Este é o segundo de uma série de três artigos de Fernando Tenreiro que a nossa colectividade agradece.
A leitura sobre a carência das ciências sociais e a ilusão que outras áreas possuem da economia, que é do desporto português, pode ser aprofundada.
Anteriormente referi o peso da ineficácia do legislativo e do político sobre o mercado.
A arquitectura e a engenharia do desporto são áreas cujo impacto no modelo nacional é igualmente nefasto pelo economicismo do seu pensamento de que basta cumprir as equações da engenharia e a arquitectura ser assinada por um arquitecto, para a infra-estrutura não ser um mono e um estorvo para o bem-estar da população. O Euro2004 e o Estádio de Aveiro demonstram o contrário.

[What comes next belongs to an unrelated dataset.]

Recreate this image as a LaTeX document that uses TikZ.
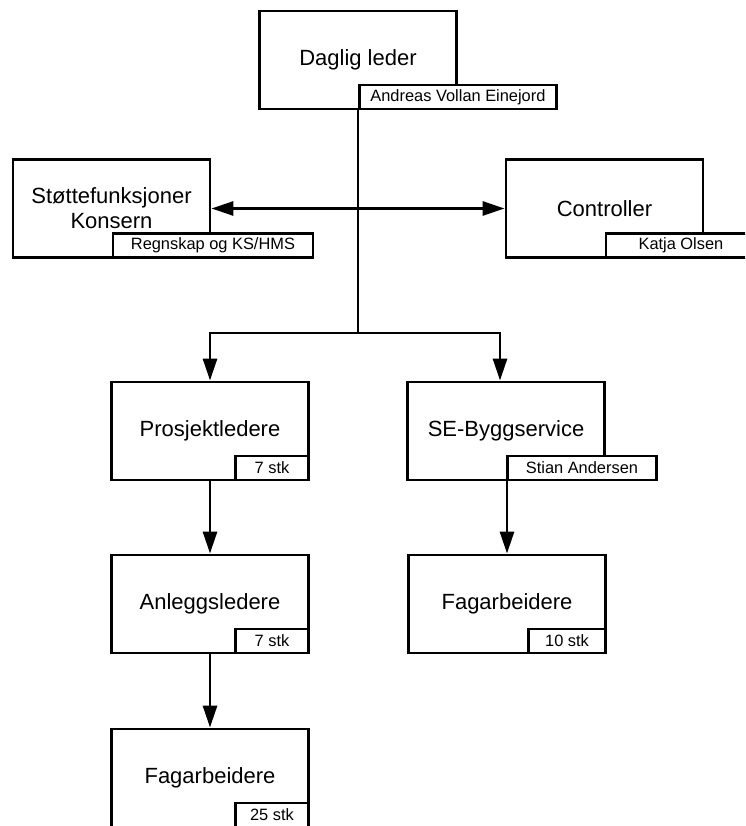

Portugal investe centenas de milhões de euros em infra-estruturas desportivas e não produz estatísticas sobre o investimento feito e a sua utilidade social. Não prestam contas do que fazem. Usam o dinheiro e desculpam-se com a lei, as políticas, as acções dos políticos quando questionados. Se se sugere que mostrem as estatísticas da utilização e da adequação às necessidades das populações dizem que não são eles que têm de produzir estatísticas sociais.
Mas há mais.
A engenharia e a arquitectura sabem que as infra-estruturas desportivas são aproveitadas pelas federações, as maiores, que podem criar a relação pecuniária entre determinado tipo de infra-estruturas e o patrocínio das empresas de materiais e equipamentos que acobertam outros fins os quais controlam o local, dimensão, qualidade e oportunidade do investimento, cujos parâmetros desportivos são minimizados. Este processo confunde a utilidade da infra-estrutura para o desenvolvimento desportivo e social e o interesse lucrativo no investimento em betão para os seus beneficiários empresariais. Dada a ausência de políticas dimensionadas em milhões de euros que incentivem as federações a promover o desporto para todos, as federações são entaladas no nicho do alto rendimento e em incentivos lucrativos perversos como no esmagamento dos activos desportivos materiais e imateriais.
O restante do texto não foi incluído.